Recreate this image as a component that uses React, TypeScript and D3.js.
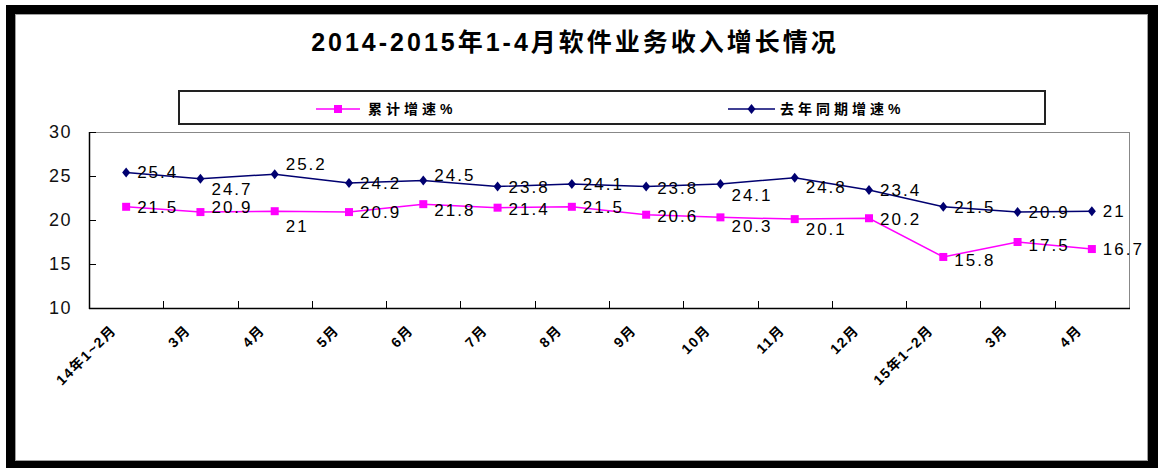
import { useEffect, useRef } from 'react'
import * as d3 from 'd3'

const categories = ['14年1~2月', '3月', '4月', '5月', '6月', '7月', '8月', '9月', '10月', '11月', '12月', '15年1~2月', '3月', '4月']
const cumulative = [21.5, 20.9, 21, 20.9, 21.8, 21.4, 21.5, 20.6, 20.3, 20.1, 20.2, 15.8, 17.5, 16.7]
const lastYear = [25.4, 24.7, 25.2, 24.2, 24.5, 23.8, 24.1, 23.8, 24.1, 24.8, 23.4, 21.5, 20.9, 21]
const yTicks = [10, 15, 20, 25, 30]
const seriesNames = ['累计增速%', '去年同期增速%']
const title = '2014-2015年1-4月软件业务收入增长情况'

// label nudges (px) so text sits like in the original
const cumDy = [0, -5, 15, 0, 6, 1, 0, 1, 9, 10, 1, 3, 3, 0]
const lastDy = [0, 10, -10, 0, -5, 0, 0, 1, 11, 9, 0, 0, 0, 0]

const PINK = '#ff00ff'
const NAVY = '#000070'
const FONT = 'Liberation Sans, Arial, sans-serif'
const CJK = 'Liberation Sans, Noto Sans CJK SC, sans-serif'

export default function App() {
  const ref = useRef<SVGSVGElement>(null)

  useEffect(() => {
    if (!ref.current) return
    const W = 1158
    const H = 468
    const svg = d3.select(ref.current)
    svg.selectAll('*').remove()
    svg.attr('width', W).attr('height', H)

    // outer frame
    svg.append('rect').attr('width', W).attr('height', H).attr('fill', '#fff')
    svg.append('rect').attr('x', 6).attr('y', 5).attr('width', W - 6).attr('height', H - 5).attr('fill', '#000')
    svg.append('rect')
      .attr('x', 15.5).attr('y', 14.5).attr('width', 1132).attr('height', 446)
      .attr('fill', '#fff').attr('stroke', '#a0a0a0')

    // title
    svg.append('text')
      .attr('x', 575).attr('y', 51)
      .attr('text-anchor', 'middle')
      .attr('font-family', CJK)
      .attr('font-size', 25)
      .attr('font-weight', 700)
      .attr('letter-spacing', 3)
      .text(title)

    const left = 89
    const right = 1129
    const top = 132
    const bottom = 308

    const x = d3.scaleBand<number>().domain(d3.range(categories.length)).range([left, right])
    const cx = (i: number) => (x(i) ?? 0) + x.bandwidth() / 2
    const y = d3.scaleLinear().domain([10, 30]).range([bottom, top])

    // legend
    svg.append('rect')
      .attr('x', 179).attr('y', 91).attr('width', 866).attr('height', 33)
      .attr('fill', '#fff').attr('stroke', '#222').attr('stroke-width', 2)

    const diamond = 'M0,-5L4,0L0,5L-4,0Z'
    const legendItems = [
      { name: seriesNames[0], color: PINK, x0: 316, x1: 360, tx: 368, shape: 'square' },
      { name: seriesNames[1], color: NAVY, x0: 728, x1: 775, tx: 780, shape: 'diamond' },
    ]
    legendItems.forEach((d) => {
      const g = svg.append('g')
      g.append('line')
        .attr('x1', d.x0).attr('x2', d.x1).attr('y1', 109).attr('y2', 109)
        .attr('stroke', d.color).attr('stroke-width', 1.5)
      const mx = (d.x0 + d.x1) / 2
      if (d.shape === 'square') {
        g.append('rect').attr('x', mx - 4).attr('y', 105).attr('width', 8).attr('height', 8).attr('fill', d.color)
      } else {
        g.append('path').attr('d', diamond).attr('transform', `translate(${mx},109)`).attr('fill', d.color)
      }
      g.append('text')
        .attr('x', d.tx).attr('y', 114)
        .attr('font-family', CJK).attr('font-size', 14).attr('font-weight', 700)
        .attr('letter-spacing', 4)
        .text(d.name)
    })

    // plot frame
    svg.append('line').attr('x1', left).attr('x2', right).attr('y1', top + 0.5).attr('y2', top + 0.5).attr('stroke', '#888')
    svg.append('line').attr('x1', right + 0.5).attr('x2', right + 0.5).attr('y1', top).attr('y2', bottom).attr('stroke', '#888')
    svg.append('line').attr('x1', left + 0.5).attr('x2', left + 0.5).attr('y1', top).attr('y2', bottom + 1).attr('stroke', '#000').attr('stroke-width', 1.5)
    svg.append('line').attr('x1', left).attr('x2', right + 1).attr('y1', bottom + 0.5).attr('y2', bottom + 0.5).attr('stroke', '#000').attr('stroke-width', 1.5)

    // y ticks + labels
    yTicks.forEach((t) => {
      svg.append('line')
        .attr('x1', left).attr('x2', left + 7).attr('y1', y(t) + 0.5).attr('y2', y(t) + 0.5)
        .attr('stroke', '#000')
      svg.append('text')
        .attr('x', 72).attr('y', y(t) + 6)
        .attr('text-anchor', 'end')
        .attr('font-family', FONT).attr('font-size', 18).attr('letter-spacing', 1.5)
        .attr('fill', '#111')
        .text(t)
    })

    // x ticks at category boundaries
    d3.range(1, categories.length).forEach((i) => {
      const bx = Math.round(x(i) ?? 0) + 0.5
      svg.append('line')
        .attr('x1', bx).attr('x2', bx).attr('y1', bottom).attr('y2', bottom - 7)
        .attr('stroke', '#000')
    })

    // x labels
    categories.forEach((c, i) => {
      svg.append('text')
        .attr('transform', `translate(${cx(i) - 9},331) rotate(-45)`)
        .attr('text-anchor', 'end')
        .attr('font-family', CJK).attr('font-size', 14).attr('font-weight', 700)
        .attr('letter-spacing', 1.5)
        .text(c)
    })

    const line = d3.line<number>().x((_, i) => cx(i)).y((v) => y(v))

    // series lines
    svg.append('path').attr('d', line(lastYear) ?? '').attr('fill', 'none').attr('stroke', NAVY).attr('stroke-width', 1.5)
    svg.append('path').attr('d', line(cumulative) ?? '').attr('fill', 'none').attr('stroke', PINK).attr('stroke-width', 1.5)

    // markers
    lastYear.forEach((v, i) => {
      svg.append('path').attr('d', diamond).attr('transform', `translate(${cx(i)},${y(v)})`).attr('fill', NAVY)
    })
    cumulative.forEach((v, i) => {
      svg.append('rect').attr('x', cx(i) - 4).attr('y', y(v) - 4).attr('width', 8).attr('height', 8).attr('fill', PINK)
    })

    // data labels
    const addLabels = (vals: number[], dys: number[]) => {
      vals.forEach((v, i) => {
        svg.append('text')
          .attr('x', cx(i) + 11).attr('y', y(v) + 6 + dys[i])
          .attr('font-family', FONT).attr('font-size', 17).attr('letter-spacing', 2)
          .attr('fill', '#000')
          .text(String(v))
      })
    }
    addLabels(lastYear, lastDy)
    addLabels(cumulative, cumDy)
  }, [])

  return <svg ref={ref} style={{ position: 'fixed', left: 0, top: 0 }} />
}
- - - - -
### What this task involves
Quote the preceding listing precisely and completely, omitting its images.

### The solution
Recreate this image as a component that uses React, TypeScript and D3.js.
import { useEffect, useRef } from 'react'
import * as d3 from 'd3'

const categories = ['14年1~2月', '3月', '4月', '5月', '6月', '7月', '8月', '9月', '10月', '11月', '12月', '15年1~2月', '3月', '4月']
const cumulative = [21.5, 20.9, 21, 20.9, 21.8, 21.4, 21.5, 20.6, 20.3, 20.1, 20.2, 15.8, 17.5, 16.7]
const lastYear = [25.4, 24.7, 25.2, 24.2, 24.5, 23.8, 24.1, 23.8, 24.1, 24.8, 23.4, 21.5, 20.9, 21]
const yTicks = [10, 15, 20, 25, 30]
const seriesNames = ['累计增速%', '去年同期增速%']
const title = '2014-2015年1-4月软件业务收入增长情况'

// label nudges (px) so text sits like in the original
const cumDy = [0, -5, 15, 0, 6, 1, 0, 1, 9, 10, 1, 3, 3, 0]
const lastDy = [0, 10, -10, 0, -5, 0, 0, 1, 11, 9, 0, 0, 0, 0]

const PINK = '#ff00ff'
const NAVY = '#000070'
const FONT = 'Liberation Sans, Arial, sans-serif'
const CJK = 'Liberation Sans, Noto Sans CJK SC, sans-serif'

export default function App() {
  const ref = useRef<SVGSVGElement>(null)

  useEffect(() => {
    if (!ref.current) return
    const W = 1158
    const H = 468
    const svg = d3.select(ref.current)
    svg.selectAll('*').remove()
    svg.attr('width', W).attr('height', H)

    // outer frame
    svg.append('rect').attr('width', W).attr('height', H).attr('fill', '#fff')
    svg.append('rect').attr('x', 6).attr('y', 5).attr('width', W - 6).attr('height', H - 5).attr('fill', '#000')
    svg.append('rect')
      .attr('x', 15.5).attr('y', 14.5).attr('width', 1132).attr('height', 446)
      .attr('fill', '#fff').attr('stroke', '#a0a0a0')

    // title
    svg.append('text')
      .attr('x', 575).attr('y', 51)
      .attr('text-anchor', 'middle')
      .attr('font-family', CJK)
      .attr('font-size', 25)
      .attr('font-weight', 700)
      .attr('letter-spacing', 3)
      .text(title)

    const left = 89
    const right = 1129
    const top = 132
    const bottom = 308

    const x = d3.scaleBand<number>().domain(d3.range(categories.length)).range([left, right])
    const cx = (i: number) => (x(i) ?? 0) + x.bandwidth() / 2
    const y = d3.scaleLinear().domain([10, 30]).range([bottom, top])

    // legend
    svg.append('rect')
      .attr('x', 179).attr('y', 91).attr('width', 866).attr('height', 33)
      .attr('fill', '#fff').attr('stroke', '#222').attr('stroke-width', 2)

    const diamond = 'M0,-5L4,0L0,5L-4,0Z'
    const legendItems = [
      { name: seriesNames[0], color: PINK, x0: 316, x1: 360, tx: 368, shape: 'square' },
      { name: seriesNames[1], color: NAVY, x0: 728, x1: 775, tx: 780, shape: 'diamond' },
    ]
    legendItems.forEach((d) => {
      const g = svg.append('g')
      g.append('line')
        .attr('x1', d.x0).attr('x2', d.x1).attr('y1', 109).attr('y2', 109)
        .attr('stroke', d.color).attr('stroke-width', 1.5)
      const mx = (d.x0 + d.x1) / 2
      if (d.shape === 'square') {
        g.append('rect').attr('x', mx - 4).attr('y', 105).attr('width', 8).attr('height', 8).attr('fill', d.color)
      } else {
        g.append('path').attr('d', diamond).attr('transform', `translate(${mx},109)`).attr('fill', d.color)
      }
      g.append('text')
        .attr('x', d.tx).attr('y', 114)
        .attr('font-family', CJK).attr('font-size', 14).attr('font-weight', 700)
        .attr('letter-spacing', 4)
        .text(d.name)
    })

    // plot frame
    svg.append('line').attr('x1', left).attr('x2', right).attr('y1', top + 0.5).attr('y2', top + 0.5).attr('stroke', '#888')
    svg.append('line').attr('x1', right + 0.5).attr('x2', right + 0.5).attr('y1', top).attr('y2', bottom).attr('stroke', '#888')
    svg.append('line').attr('x1', left + 0.5).attr('x2', left + 0.5).attr('y1', top).attr('y2', bottom + 1).attr('stroke', '#000').attr('stroke-width', 1.5)
    svg.append('line').attr('x1', left).attr('x2', right + 1).attr('y1', bottom + 0.5).attr('y2', bottom + 0.5).attr('stroke', '#000').attr('stroke-width', 1.5)

    // y ticks + labels
    yTicks.forEach((t) => {
      svg.append('line')
        .attr('x1', left).attr('x2', left + 7).attr('y1', y(t) + 0.5).attr('y2', y(t) + 0.5)
        .attr('stroke', '#000')
      svg.append('text')
        .attr('x', 72).attr('y', y(t) + 6)
        .attr('text-anchor', 'end')
        .attr('font-family', FONT).attr('font-size', 18).attr('letter-spacing', 1.5)
        .attr('fill', '#111')
        .text(t)
    })

    // x ticks at category boundaries
    d3.range(1, categories.length).forEach((i) => {
      const bx = Math.round(x(i) ?? 0) + 0.5
      svg.append('line')
        .attr('x1', bx).attr('x2', bx).attr('y1', bottom).attr('y2', bottom - 7)
        .attr('stroke', '#000')
    })

    // x labels
    categories.forEach((c, i) => {
      svg.append('text')
        .attr('transform', `translate(${cx(i) - 9},331) rotate(-45)`)
        .attr('text-anchor', 'end')
        .attr('font-family', CJK).attr('font-size', 14).attr('font-weight', 700)
        .attr('letter-spacing', 1.5)
        .text(c)
    })

    const line = d3.line<number>().x((_, i) => cx(i)).y((v) => y(v))

    // series lines
    svg.append('path').attr('d', line(lastYear) ?? '').attr('fill', 'none').attr('stroke', NAVY).attr('stroke-width', 1.5)
    svg.append('path').attr('d', line(cumulative) ?? '').attr('fill', 'none').attr('stroke', PINK).attr('stroke-width', 1.5)

    // markers
    lastYear.forEach((v, i) => {
      svg.append('path').attr('d', diamond).attr('transform', `translate(${cx(i)},${y(v)})`).attr('fill', NAVY)
    })
    cumulative.forEach((v, i) => {
      svg.append('rect').attr('x', cx(i) - 4).attr('y', y(v) - 4).attr('width', 8).attr('height', 8).attr('fill', PINK)
    })

    // data labels
    const addLabels = (vals: number[], dys: number[]) => {
      vals.forEach((v, i) => {
        svg.append('text')
          .attr('x', cx(i) + 11).attr('y', y(v) + 6 + dys[i])
          .attr('font-family', FONT).attr('font-size', 17).attr('letter-spacing', 2)
          .attr('fill', '#000')
          .text(String(v))
      })
    }
    addLabels(lastYear, lastDy)
    addLabels(cumulative, cumDy)
  }, [])

  return <svg ref={ref} style={{ position: 'fixed', left: 0, top: 0 }} />
}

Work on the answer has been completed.